Kakimori is the brainchild of owner Hirose Takuma, who opened the shop in 2010 as a place for writing fanatics. He stocks the store’s shelves with an impressive lineup of fountain pens and other items carefully chosen from leading Japanese and overseas stationery brands, winning him accolades for his taste in products. But it is Kakimori’s customized notebooks that have turned the Kuramae store into a popular stop-off for Japan’s profuse population of stationery lovers.

To create a notebook, customers choose from 60 cover types, including solid hues and decorative designs, and 30 varieties of paper. To add a personal touch and bind everything together, Kakimori provides a broad range of rings, ribbons, and fasteners in attractive colors. After selecting the various parts, customers hand everything over to staff who bind the notebooks in around 20 minutes.

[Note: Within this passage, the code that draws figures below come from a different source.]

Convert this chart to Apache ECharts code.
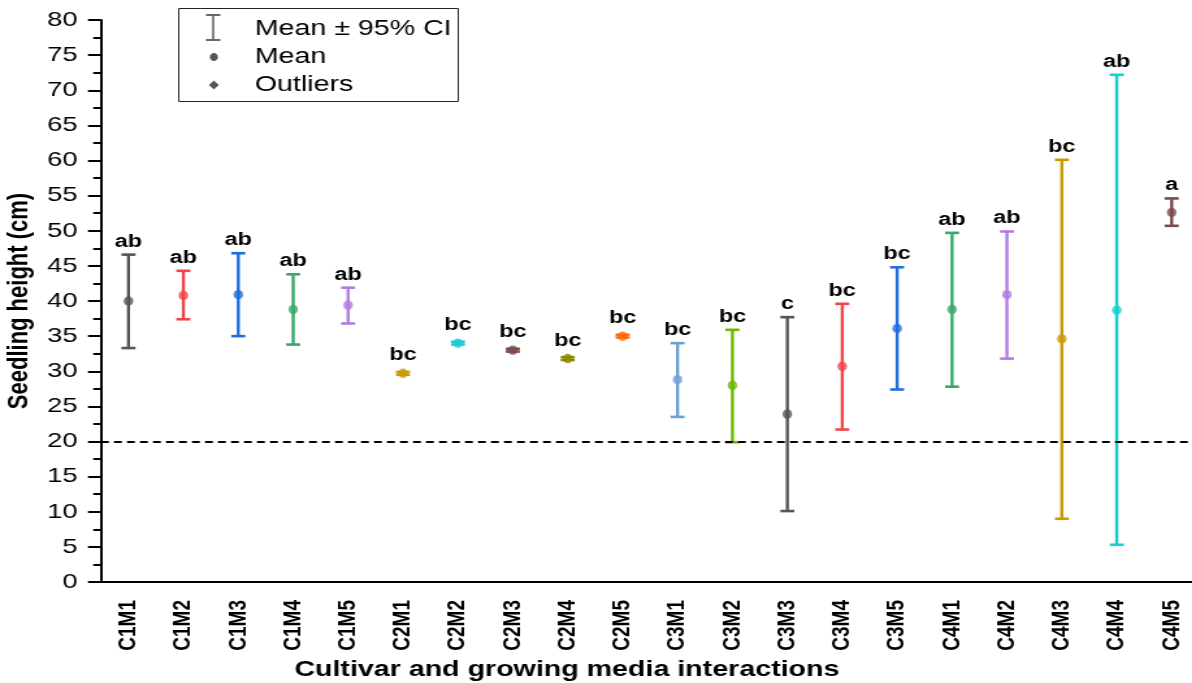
<!DOCTYPE html>
<html>
<head>
<meta charset="utf-8">
<script src="https://cdn.jsdelivr.net/npm/echarts@6/dist/echarts.min.js"></script>
<style>
  html, body { margin: 0; padding: 0; background: #fff; overflow: hidden; }
  /* the source figure is stretched sideways, so draw narrow and widen it */
  #chart { width: 917px; height: 683px; transform: scaleX(1.3); transform-origin: 0 0; }
</style>
</head>
<body>
<div id="chart"></div>
<script>
// cultivar x growing media combinations
var categories = ['C1M1', 'C1M2', 'C1M3', 'C1M4', 'C1M5',
                  'C2M1', 'C2M2', 'C2M3', 'C2M4', 'C2M5',
                  'C3M1', 'C3M2', 'C3M3', 'C3M4', 'C3M5',
                  'C4M1', 'C4M2', 'C4M3', 'C4M4', 'C4M5'];
var means  = [40.0, 40.8, 40.9, 38.8, 39.4, 29.7, 34.0, 33.0, 31.8, 35.0,
              28.8, 28.0, 23.9, 30.7, 36.1, 38.8, 40.9, 34.6, 38.7, 52.6];
var lower  = [33.3, 37.4, 35.0, 33.8, 36.8, 29.5, 33.8, 32.8, 31.6, 34.8,
              23.5, 19.9, 10.1, 21.7, 27.4, 27.8, 31.8, 9.0, 5.3, 50.7];
var upper  = [46.6, 44.3, 46.8, 43.8, 41.9, 29.9, 34.2, 33.2, 32.0, 35.2,
              34.0, 35.9, 37.7, 39.6, 44.8, 49.7, 49.9, 60.1, 72.2, 54.6];
var letters = ['ab', 'ab', 'ab', 'ab', 'ab', 'bc', 'bc', 'bc', 'bc', 'bc',
               'bc', 'bc', 'c', 'bc', 'bc', 'ab', 'ab', 'bc', 'ab', 'a'];
var colors = ['#555555', '#f0464b', '#1f6ddf', '#38a86a', '#b27ce0',
              '#c99a00', '#18cdd3', '#7a4b4b', '#8c8a00', '#ff6a10',
              '#6d9fd2', '#6cb800', '#555555', '#f0464b', '#1f6ddf',
              '#38a86a', '#b27ce0', '#c99a00', '#10d0d0', '#7a4b4b'];
var threshold = 20;

var FONT = '"Liberation Sans", Arial, sans-serif';
var SX = 1.3; // horizontal stretch applied by css

function renderBar(params, api) {
    var i = api.value(0);
    var bot = api.coord([i, api.value(1)]);
    var top = api.coord([i, api.value(2)]);
    var mid = api.coord([i, means[i]]);
    var hw = 7 / SX;
    var stem = { stroke: colors[i], lineWidth: 2.4 };
    var cap = { stroke: colors[i], lineWidth: 2.6 };
    var ty = Math.min(top[1], mid[1] - 5) - 4;
    return {
        type: 'group',
        children: [
            { type: 'line', shape: { x1: top[0], y1: top[1], x2: bot[0], y2: bot[1] }, style: stem },
            { type: 'line', shape: { x1: top[0] - hw, y1: top[1], x2: top[0] + hw, y2: top[1] }, style: cap },
            { type: 'line', shape: { x1: bot[0] - hw, y1: bot[1], x2: bot[0] + hw, y2: bot[1] }, style: cap },
            { type: 'text', style: { text: letters[i], x: top[0], y: ty, align: 'center', verticalAlign: 'bottom',
                font: 'bold 18px ' + FONT, fill: '#000' } }
        ]
    };
}

var chart = echarts.init(document.getElementById('chart'));
chart.setOption({
    animation: false,
    grid: { left: 77.7, right: -5.4, top: 20, bottom: 101, containLabel: false, outerBoundsMode: 'none' },
    xAxis: {
        type: 'category',
        data: categories,
        boundaryGap: true,
        name: 'Cultivar and growing media interactions',
        nameLocation: 'middle',
        nameGap: 74,
        nameTextStyle: { fontFamily: FONT, fontWeight: 'bold', fontSize: 22, color: '#000',
                         align: 'center', verticalAlign: 'top', padding: [0, 128, 0, 0] },
        axisLine: { lineStyle: { color: '#000', width: 2 } },
        axisTick: { alignWithLabel: true, length: 11, lineStyle: { color: '#000', width: 2 } },
        axisLabel: { rotate: 90, margin: 18, fontFamily: FONT, fontWeight: 'bold', fontSize: 19, color: '#000' },
        splitLine: { show: false }
    },
    yAxis: {
        type: 'value',
        min: 0, max: 80, interval: 5,
        name: 'Seedling height (cm)',
        nameLocation: 'middle',
        nameGap: 49,
        nameTextStyle: { fontFamily: FONT, fontWeight: 'bold', fontSize: 22, color: '#000' },
        axisLine: { show: true, lineStyle: { color: '#000', width: 2 } },
        axisTick: { show: true, length: 10, lineStyle: { color: '#000', width: 2 } },
        minorTick: { show: true, splitNumber: 2, length: 6, lineStyle: { color: '#000', width: 2 } },
        axisLabel: { margin: 18, fontFamily: FONT, fontSize: 21, color: '#000' },
        splitLine: { show: false }
    },
    series: [
        {
            type: 'custom',
            renderItem: renderBar,
            data: categories.map(function (c, i) { return [i, lower[i], upper[i]]; }),
            encode: { x: 0, y: [1, 2] },
            z: 2,
            markLine: {
                silent: true,
                symbol: 'none',
                label: { show: false },
                lineStyle: { color: '#000', type: [6, 4], width: 2 },
                data: [{ yAxis: threshold }]
            }
        },
        {
            type: 'scatter',
            symbol: 'circle',
            symbolSize: [7.4, 9.5],
            z: 3,
            data: means.map(function (m, i) {
                return { value: [i, m], itemStyle: { color: colors[i] } };
            })
        }
    ],
    graphic: [
        { type: 'rect', shape: { x: 137.5, y: 8.5, width: 215, height: 93 },
          style: { fill: '#fff', stroke: '#222', lineWidth: 1 }, z: 10 },
        { type: 'polyline', shape: { points: [[158.5, 15], [169.5, 15]] }, style: { stroke: '#666', lineWidth: 2 }, z: 11 },
        { type: 'polyline', shape: { points: [[164, 15], [164, 40]] }, style: { stroke: '#666', lineWidth: 1.6 }, z: 11 },
        { type: 'polyline', shape: { points: [[158.5, 40], [169.5, 40]] }, style: { stroke: '#666', lineWidth: 2 }, z: 11 },
        { type: 'ellipse', shape: { cx: 164.5, cy: 57, rx: 3.1, ry: 4 }, style: { fill: '#555' }, z: 11 },
        { type: 'polygon', shape: { points: [[164.5, 80.5], [168.3, 85], [164.5, 89.5], [160.7, 85]] }, style: { fill: '#555' }, z: 11 },
        { type: 'text', style: { text: 'Mean \u00b1 95% CI', x: 196, y: 29, verticalAlign: 'middle', font: '22px ' + FONT, fill: '#000' }, z: 11 },
        { type: 'text', style: { text: 'Mean', x: 196, y: 57, verticalAlign: 'middle', font: '22px ' + FONT, fill: '#000' }, z: 11 },
        { type: 'text', style: { text: 'Outliers', x: 196, y: 85, verticalAlign: 'middle', font: '22px ' + FONT, fill: '#000' }, z: 11 }
    ]
});
</script>
</body>
</html>
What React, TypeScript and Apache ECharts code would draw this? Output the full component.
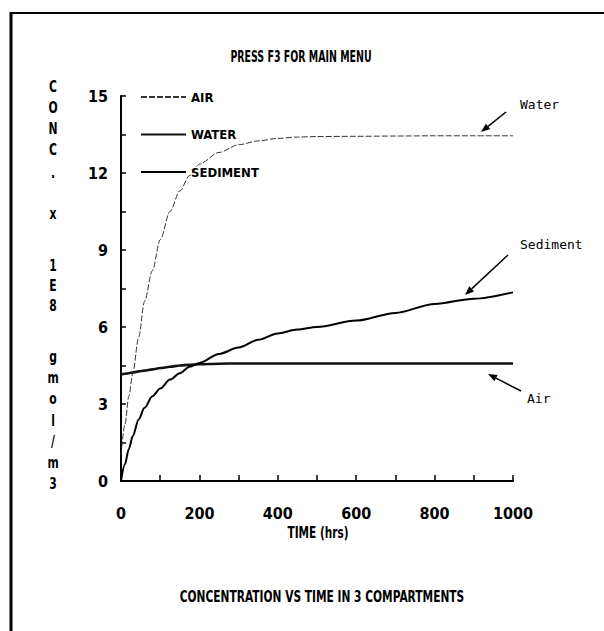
import React, { useEffect, useRef } from "react";
import * as echarts from "echarts";

// ---- data ----
const times = [0, 10, 20, 30, 45, 60, 80, 100, 125, 150, 175, 200, 250, 300, 350, 400, 450, 500, 600, 700, 800, 900, 1000];
// thin dashed curve (legend "AIR", annotated "Water")
const airLegendValues = [1.0, 2.2, 3.3, 4.2, 5.6, 7.0, 8.2, 9.4, 10.5, 11.3, 11.9, 12.35, 12.8, 13.1, 13.25, 13.35, 13.4, 13.42, 13.43, 13.44, 13.45, 13.45, 13.45];
// thick wavy line (legend "WATER", annotated "Air")
const waterLegendValues = [4.15, 4.18, 4.2, 4.23, 4.27, 4.3, 4.35, 4.4, 4.45, 4.5, 4.53, 4.55, 4.57, 4.58, 4.58, 4.58, 4.58, 4.58, 4.58, 4.58, 4.58, 4.58, 4.58];
// medium solid curve (legend "SEDIMENT", annotated "Sediment")
const sedimentValues = [0, 0.65, 1.25, 1.75, 2.4, 2.85, 3.3, 3.6, 3.95, 4.2, 4.45, 4.6, 4.95, 5.2, 5.5, 5.75, 5.9, 6.0, 6.25, 6.55, 6.9, 7.1, 7.35];

const legendNames = ["AIR", "WATER", "SEDIMENT"];
const yTitleChars = ["C", "O", "N", "C", ".", "x", "1", "E", "8", "g", "m", "o", "l", "/", "m", "3"];
const yTitleRows = [86, 107, 128, 149, 172, 213, 265, 285, 305, 356, 377, 398, 420, 441, 462, 483];

const FONT = "'DejaVu Sans Condensed', 'DejaVu Sans', sans-serif";
const MONO = "'DejaVu Sans Mono', 'Liberation Mono', monospace";

function pairs(vals: number[]) {
  return times.map((t, i) => [t, vals[i]]);
}

function arrow(x1: number, y1: number, x2: number, y2: number) {
  const ang = Math.atan2(y2 - y1, x2 - x1);
  const len = 9;
  const w = 3.5;
  const bx = x2 - len * Math.cos(ang);
  const by = y2 - len * Math.sin(ang);
  const px = -Math.sin(ang) * w;
  const py = Math.cos(ang) * w;
  return [
    { type: "line", shape: { x1, y1, x2: bx, y2: by }, style: { stroke: "#000", lineWidth: 1.5 }, silent: true },
    {
      type: "polygon",
      shape: { points: [[x2, y2], [bx + px, by + py], [bx - px, by - py]] },
      style: { fill: "#000" },
      silent: true,
    },
  ];
}

function narrowText(text: string, x: number, y: number, size: number, sx: number) {
  return {
    type: "text",
    x,
    y,
    scaleX: sx,
    style: { text, font: `bold ${size}px ${FONT}`, fill: "#000", align: "center", verticalAlign: "middle" },
    silent: true,
  };
}

export default function App() {
  const ref = useRef<HTMLDivElement>(null);
  useEffect(() => {
    if (!ref.current) return;
    const chart = echarts.init(ref.current, undefined, { renderer: "svg" });
    const graphics: any[] = [
      { type: "line", shape: { x1: 10, y1: 13, x2: 604, y2: 13 }, style: { stroke: "#000", lineWidth: 2 }, silent: true },
      { type: "line", shape: { x1: 11, y1: 12, x2: 11, y2: 631 }, style: { stroke: "#000", lineWidth: 3 }, silent: true },
      narrowText("PRESS F3 FOR MAIN MENU", 301, 57, 15, 0.7),
      narrowText("CONCENTRATION VS TIME IN 3 COMPARTMENTS", 322, 596, 16, 0.74),
      narrowText("TIME (hrs)", 318, 533, 15, 0.78),
      { type: "text", x: 520, y: 104, style: { text: "Water", font: `13px ${MONO}`, fill: "#000", align: "left", verticalAlign: "middle" } },
      { type: "text", x: 520, y: 244, style: { text: "Sediment", font: `13px ${MONO}`, fill: "#000", align: "left", verticalAlign: "middle" } },
      { type: "text", x: 527, y: 398, style: { text: "Air", font: `13px ${MONO}`, fill: "#000", align: "left", verticalAlign: "middle" } },
      ...arrow(506, 112, 481, 132),
      ...arrow(508, 255, 465, 295),
      ...arrow(521, 391, 488, 374),
    ];
    yTitleChars.forEach((c, i) => {
      graphics.push(narrowText(c, 53, yTitleRows[i], 15, 0.8));
    });

    chart.setOption({
      animation: false,
      backgroundColor: "#fff",
      grid: { left: 121, right: 91, top: 96, bottom: 150, containLabel: false },
      legend: {
        data: legendNames,
        orient: "vertical",
        left: 140,
        top: 90,
        padding: 0,
        itemWidth: 45,
        itemHeight: 14,
        itemGap: 23.5,
        itemStyle: { opacity: 0, borderWidth: 0 },
        textStyle: { fontFamily: FONT, fontWeight: "bold", fontSize: 13, color: "#000", lineHeight: 14 },
        selectedMode: false,
      },
      xAxis: {
        type: "value",
        min: 0,
        max: 1000,
        interval: 100,
        axisLine: { show: true, lineStyle: { color: "#000", width: 2 } },
        axisTick: { show: true, inside: true, length: 6, lineStyle: { color: "#000", width: 1.5 } },
        axisLabel: {
          margin: 24,
          fontFamily: FONT,
          fontWeight: "bold",
          fontSize: 16,
          color: "#000",
          formatter: (v: number) => (v % 200 === 0 ? String(v) : ""),
        },
        splitLine: { show: false },
      },
      yAxis: {
        type: "value",
        min: 0,
        max: 15,
        interval: 1.5,
        axisLine: { show: true, lineStyle: { color: "#000", width: 2 } },
        axisTick: { show: true, inside: true, length: 5, lineStyle: { color: "#000", width: 1.5 } },
        axisLabel: {
          margin: 13,
          fontFamily: FONT,
          fontWeight: "bold",
          fontSize: 16,
          color: "#000",
          formatter: (v: number) => (Math.abs(v % 3) < 1e-6 ? String(Math.round(v)) : ""),
        },
        splitLine: { show: false },
      },
      series: [
        {
          name: "AIR",
          type: "line",
          data: pairs(airLegendValues),
          symbol: "none",
          smooth: 0.3,
          smoothMonotone: "x",
          lineStyle: { color: "#333", width: 1, type: [6, 2] },
        },
        {
          name: "WATER",
          type: "line",
          data: pairs(waterLegendValues),
          symbol: "none",
          smooth: 0.3,
          smoothMonotone: "x",
          lineStyle: { color: "#111", width: 2.6 },
        },
        {
          name: "SEDIMENT",
          type: "line",
          data: pairs(sedimentValues),
          symbol: "none",
          smooth: 0.3,
          smoothMonotone: "x",
          lineStyle: { color: "#000", width: 2 },
        },
      ],
      graphic: graphics,
    });
    return () => chart.dispose();
  }, []);
  return <div ref={ref} style={{ position: "absolute", left: 0, top: 0, width: 604, height: 631 }} />;
}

Looking back, Hirose admits he had his doubts about the customized items. “We had almost no customers the first year, which really had me sweating bullets,” he chuckles. The shop eventually saw traffic inch upwards, though, as the Kuramae area developed into a trendy center with fashionable shops targeting creative types. “At first, most of our customers were just looking to make a fashion statement with cute notebooks,” he explains. “Thankfully, people are now putting a lot more thought into the item they want. They have very specific ideas about use and design, and our staff enjoys helping them create a personalized product. “

Savoring Writing

The popularity of Kakimori’s notebooks may seem anachronistic as society grows increasingly reliant on electronics. But Hirose says that an outcome of smartphones and computers taking up more of our attention is that customers now have a greater appreciation for the act of writing, and are willing to open their wallets accordingly. He notes that early on people generally spent between ¥1,000 to ¥1,200 on a notebook, but now typically lay out around ¥2,000.

Kakimori’s model has bred competition, but Hirose is confident connections with local craftsmen in Sumida, a neighboring municipality in Tokyo, have positioned the brand for continued success. “The barriers for entering the market are rather low,” he says. “All you need are some covers, paper, fasteners, and a machine to bind them all together. However, we’ve been able to create our extensive lineup of items by tapping into the heavy concentration of printing, stamping, and other shops in the area. There really is no other place like it in Tokyo. Having ready access to a variety of skilled craftsmen has enabled us to offer a quality product at an attractive price.”

Ink Creations

In 2014 Hirose expanded his made-to-order approach by opening Inkstand, a specialty shop where customers can create colored ink for fountain pens. After closing temporarily, the store reopened its doors in 2016 and now accepts up to 20 reservations daily.

“We initially sourced our ink from a maker in the United States,” Hirose explains. “The quality was excellent, but there were supply chain issues, so we had to close shop for a while. In the interim we worked with a Japanese art supply firm to develop an original pigment-based line with fourteen basic colors.”

The mixing counter at Inkstand.

Customers can mix up to three base colors to create their own one-of-a-kind ink.

Repeated mixing and testing are required to reach the desired color.

The process of creating a customized ink is simple: choose up to three colors and blend these to create an original hue. Staff at the shop’s mixing counter help customers as they test and retest their creations until the desired balance is achieved.

The service has gained popularity in Japan as well as overseas through social media, and foreign visitors now make up a growing portion of Inkstand’s clientele.

Writing for Fun

To keep up with its growing popularity, Kakimori in November 2017 moved to a roomier location a few blocks away from its original Kuramae store. “The old shop would get so crowded that staff couldn’t look after customers properly,” remarks Hirose. Along with making it easier for people to browse the store’s offerings, the extra space has allowed for new services. “We now offer different binding options for notebooks together with our standard spiraled version. We have also been able to expand our selection of overseas stationary.” He notes there are even plans in the works to offer order-made fountain pens.

Hirose looks to continue promoting the simple pleasure of writing by further developing the brand in Japan and overseas. Details have yet to be released, but a new shop is set to open at the old Kuramae location in February. Beyond Japan’s borders, Kakimori products are already available at shops in Taiwan, and Hirose hopes to branch out to the United States and Europe.